From ancient times, what made a city a city was how it functioned, not how it looked. And this is especially true today, for we have not built a single old-style downtown from raw dirt in seventy-five years. »
(Joel Garreau, Edge City: Life on the New Frontier, Chapter 2)
This is how Joel Garreau described in 1991 the trend in urban planning in USA and in most developped countries. Downtowns were a thing of the past, office parks, shopping centers, single-family houses and motorways were the future. One of the symbols of this « Life on the New Frontier » was Tysons Corner, an area capable to attract offices and retail, but lacking public space. (the description of Tysons Corner by Joel Garreau, is here).
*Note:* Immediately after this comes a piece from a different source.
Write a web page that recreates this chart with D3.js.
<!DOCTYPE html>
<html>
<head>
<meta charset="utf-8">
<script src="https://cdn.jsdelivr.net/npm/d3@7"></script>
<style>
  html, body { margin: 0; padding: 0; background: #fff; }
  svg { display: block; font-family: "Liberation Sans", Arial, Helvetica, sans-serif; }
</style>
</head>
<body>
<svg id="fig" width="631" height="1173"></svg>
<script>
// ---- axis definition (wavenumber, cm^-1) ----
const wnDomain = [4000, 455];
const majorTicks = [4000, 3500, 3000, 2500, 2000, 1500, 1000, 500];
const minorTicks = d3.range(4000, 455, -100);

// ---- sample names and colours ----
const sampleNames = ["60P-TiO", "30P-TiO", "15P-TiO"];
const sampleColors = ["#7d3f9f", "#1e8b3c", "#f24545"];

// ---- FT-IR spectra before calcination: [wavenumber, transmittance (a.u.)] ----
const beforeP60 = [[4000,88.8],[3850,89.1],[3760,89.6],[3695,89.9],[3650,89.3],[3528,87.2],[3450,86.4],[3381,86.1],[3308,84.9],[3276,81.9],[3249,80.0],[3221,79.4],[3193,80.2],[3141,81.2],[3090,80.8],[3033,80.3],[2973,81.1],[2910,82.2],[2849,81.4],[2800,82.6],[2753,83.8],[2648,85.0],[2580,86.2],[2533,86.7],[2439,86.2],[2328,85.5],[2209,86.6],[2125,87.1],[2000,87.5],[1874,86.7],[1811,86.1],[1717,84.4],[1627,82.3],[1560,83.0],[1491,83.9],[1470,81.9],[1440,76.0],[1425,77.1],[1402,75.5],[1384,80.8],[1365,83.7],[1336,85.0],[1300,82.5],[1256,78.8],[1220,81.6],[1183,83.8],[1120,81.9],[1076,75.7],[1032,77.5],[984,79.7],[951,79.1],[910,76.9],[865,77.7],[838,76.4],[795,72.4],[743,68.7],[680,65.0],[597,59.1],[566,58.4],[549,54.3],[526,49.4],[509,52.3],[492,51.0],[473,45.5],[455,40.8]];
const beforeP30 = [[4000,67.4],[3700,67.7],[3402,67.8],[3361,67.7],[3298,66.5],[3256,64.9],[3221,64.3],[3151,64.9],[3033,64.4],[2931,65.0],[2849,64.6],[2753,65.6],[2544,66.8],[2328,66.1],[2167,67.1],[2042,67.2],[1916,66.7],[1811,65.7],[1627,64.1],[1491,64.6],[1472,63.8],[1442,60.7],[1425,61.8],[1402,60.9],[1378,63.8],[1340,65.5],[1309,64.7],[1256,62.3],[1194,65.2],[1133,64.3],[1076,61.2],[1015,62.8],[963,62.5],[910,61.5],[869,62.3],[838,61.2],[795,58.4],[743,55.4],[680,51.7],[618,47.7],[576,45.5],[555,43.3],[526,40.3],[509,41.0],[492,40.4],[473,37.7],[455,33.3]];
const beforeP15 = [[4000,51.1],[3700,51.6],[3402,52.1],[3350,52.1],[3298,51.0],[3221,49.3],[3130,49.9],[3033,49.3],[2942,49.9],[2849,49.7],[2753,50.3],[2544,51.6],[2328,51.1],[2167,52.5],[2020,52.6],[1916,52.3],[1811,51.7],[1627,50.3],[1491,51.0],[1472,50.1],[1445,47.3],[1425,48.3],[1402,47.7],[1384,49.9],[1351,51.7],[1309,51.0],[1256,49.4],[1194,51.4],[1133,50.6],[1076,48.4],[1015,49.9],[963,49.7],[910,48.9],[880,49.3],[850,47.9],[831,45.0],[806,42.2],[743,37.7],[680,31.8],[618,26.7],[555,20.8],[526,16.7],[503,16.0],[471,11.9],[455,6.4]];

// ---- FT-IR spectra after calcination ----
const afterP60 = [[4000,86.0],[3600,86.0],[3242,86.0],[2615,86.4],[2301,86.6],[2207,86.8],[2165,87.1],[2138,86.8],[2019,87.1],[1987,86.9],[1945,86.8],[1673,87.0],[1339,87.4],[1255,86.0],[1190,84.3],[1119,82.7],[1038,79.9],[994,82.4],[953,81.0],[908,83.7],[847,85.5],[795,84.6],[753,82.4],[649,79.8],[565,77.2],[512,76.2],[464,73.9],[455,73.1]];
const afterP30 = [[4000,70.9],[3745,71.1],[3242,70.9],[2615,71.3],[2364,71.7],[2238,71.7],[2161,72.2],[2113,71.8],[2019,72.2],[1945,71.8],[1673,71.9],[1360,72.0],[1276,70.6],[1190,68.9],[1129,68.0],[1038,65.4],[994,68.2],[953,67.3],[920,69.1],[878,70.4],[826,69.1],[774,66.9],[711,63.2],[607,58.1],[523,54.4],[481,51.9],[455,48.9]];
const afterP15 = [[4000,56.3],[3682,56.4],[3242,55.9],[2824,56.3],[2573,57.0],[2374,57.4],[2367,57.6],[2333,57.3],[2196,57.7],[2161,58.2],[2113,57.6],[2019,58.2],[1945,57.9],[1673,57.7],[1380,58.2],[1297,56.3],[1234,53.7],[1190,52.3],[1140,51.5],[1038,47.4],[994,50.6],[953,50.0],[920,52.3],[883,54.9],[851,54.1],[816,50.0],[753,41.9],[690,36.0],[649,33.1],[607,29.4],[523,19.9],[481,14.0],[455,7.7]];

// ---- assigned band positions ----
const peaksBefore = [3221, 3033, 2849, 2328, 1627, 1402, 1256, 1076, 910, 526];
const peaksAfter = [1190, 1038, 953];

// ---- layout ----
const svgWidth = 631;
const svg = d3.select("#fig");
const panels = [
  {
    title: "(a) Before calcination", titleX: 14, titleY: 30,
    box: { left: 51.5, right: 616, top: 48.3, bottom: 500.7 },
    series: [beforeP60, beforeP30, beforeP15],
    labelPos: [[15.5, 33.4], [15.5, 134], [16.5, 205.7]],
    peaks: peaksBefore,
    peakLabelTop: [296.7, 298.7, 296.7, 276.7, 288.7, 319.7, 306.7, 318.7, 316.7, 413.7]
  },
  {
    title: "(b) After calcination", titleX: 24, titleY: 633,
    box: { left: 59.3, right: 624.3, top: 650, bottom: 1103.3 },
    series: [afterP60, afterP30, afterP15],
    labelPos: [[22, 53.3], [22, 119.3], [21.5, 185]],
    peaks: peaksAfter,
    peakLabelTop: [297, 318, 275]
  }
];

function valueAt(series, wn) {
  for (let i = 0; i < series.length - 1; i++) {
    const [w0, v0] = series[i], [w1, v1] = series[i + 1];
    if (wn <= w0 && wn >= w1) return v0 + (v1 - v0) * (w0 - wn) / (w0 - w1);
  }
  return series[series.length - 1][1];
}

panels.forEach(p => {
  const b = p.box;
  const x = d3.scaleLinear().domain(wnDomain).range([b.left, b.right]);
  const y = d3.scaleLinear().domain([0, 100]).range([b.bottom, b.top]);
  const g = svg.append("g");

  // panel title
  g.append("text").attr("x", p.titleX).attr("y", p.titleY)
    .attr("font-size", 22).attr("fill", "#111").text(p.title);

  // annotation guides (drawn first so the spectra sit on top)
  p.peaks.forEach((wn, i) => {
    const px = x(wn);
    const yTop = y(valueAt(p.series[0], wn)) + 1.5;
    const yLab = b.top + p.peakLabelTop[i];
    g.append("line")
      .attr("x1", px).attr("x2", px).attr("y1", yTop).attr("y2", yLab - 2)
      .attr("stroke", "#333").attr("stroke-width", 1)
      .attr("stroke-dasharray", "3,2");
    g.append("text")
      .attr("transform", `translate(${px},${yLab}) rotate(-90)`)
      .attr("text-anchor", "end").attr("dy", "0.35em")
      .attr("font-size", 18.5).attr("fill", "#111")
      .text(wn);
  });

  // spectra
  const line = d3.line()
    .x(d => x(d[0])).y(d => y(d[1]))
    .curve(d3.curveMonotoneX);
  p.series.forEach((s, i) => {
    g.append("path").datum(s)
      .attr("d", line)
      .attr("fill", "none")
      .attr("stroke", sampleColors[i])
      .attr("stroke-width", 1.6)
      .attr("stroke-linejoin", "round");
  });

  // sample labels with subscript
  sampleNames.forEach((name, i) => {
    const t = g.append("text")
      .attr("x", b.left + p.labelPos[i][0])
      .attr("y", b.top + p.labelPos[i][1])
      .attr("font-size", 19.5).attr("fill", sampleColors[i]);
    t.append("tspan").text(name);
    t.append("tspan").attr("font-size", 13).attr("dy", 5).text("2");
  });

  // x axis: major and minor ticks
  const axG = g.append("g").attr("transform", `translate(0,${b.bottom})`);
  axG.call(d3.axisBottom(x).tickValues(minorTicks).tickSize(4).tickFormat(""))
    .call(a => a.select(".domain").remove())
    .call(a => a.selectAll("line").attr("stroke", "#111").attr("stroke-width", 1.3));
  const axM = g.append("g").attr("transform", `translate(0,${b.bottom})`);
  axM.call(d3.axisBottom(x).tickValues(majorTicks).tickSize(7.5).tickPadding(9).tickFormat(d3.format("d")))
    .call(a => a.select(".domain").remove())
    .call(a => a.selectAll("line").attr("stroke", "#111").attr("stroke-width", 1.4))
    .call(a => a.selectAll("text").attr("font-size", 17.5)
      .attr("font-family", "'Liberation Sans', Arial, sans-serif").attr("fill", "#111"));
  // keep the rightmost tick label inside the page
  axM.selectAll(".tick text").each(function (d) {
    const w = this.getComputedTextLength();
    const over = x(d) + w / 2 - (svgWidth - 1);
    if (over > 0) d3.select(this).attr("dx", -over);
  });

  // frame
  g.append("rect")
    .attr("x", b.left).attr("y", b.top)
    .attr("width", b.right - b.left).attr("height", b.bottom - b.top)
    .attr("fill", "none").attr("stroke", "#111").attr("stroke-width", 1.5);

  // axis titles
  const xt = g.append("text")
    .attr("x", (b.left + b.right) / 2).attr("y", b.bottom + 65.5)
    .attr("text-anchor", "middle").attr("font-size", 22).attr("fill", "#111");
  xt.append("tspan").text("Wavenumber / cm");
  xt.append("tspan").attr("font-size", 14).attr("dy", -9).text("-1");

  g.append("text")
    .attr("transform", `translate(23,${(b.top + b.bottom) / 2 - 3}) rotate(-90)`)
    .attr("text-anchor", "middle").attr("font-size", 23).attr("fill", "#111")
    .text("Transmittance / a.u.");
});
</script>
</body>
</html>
A typical road in Tysons Corner (image: Microsoft Virtual Earth)
18 ans later, Tysons Corner has become one of the symbol of post-war urbanism’s excesses: the lack of public spaces forces dwellers and workers to go everywhere by car, and traffic jams occur every day.
In order to solve the problem, Fairfax county approved a master plan which will thansform Tysons Corner in an « old-style downtown »:
- A new metro line to Washington,
- a new series of pedestrian spaces,
- smaller blocks and more through roads.
(image: Tysons Tomorrow)
After Brasilia, another 20th century city reinvents itself.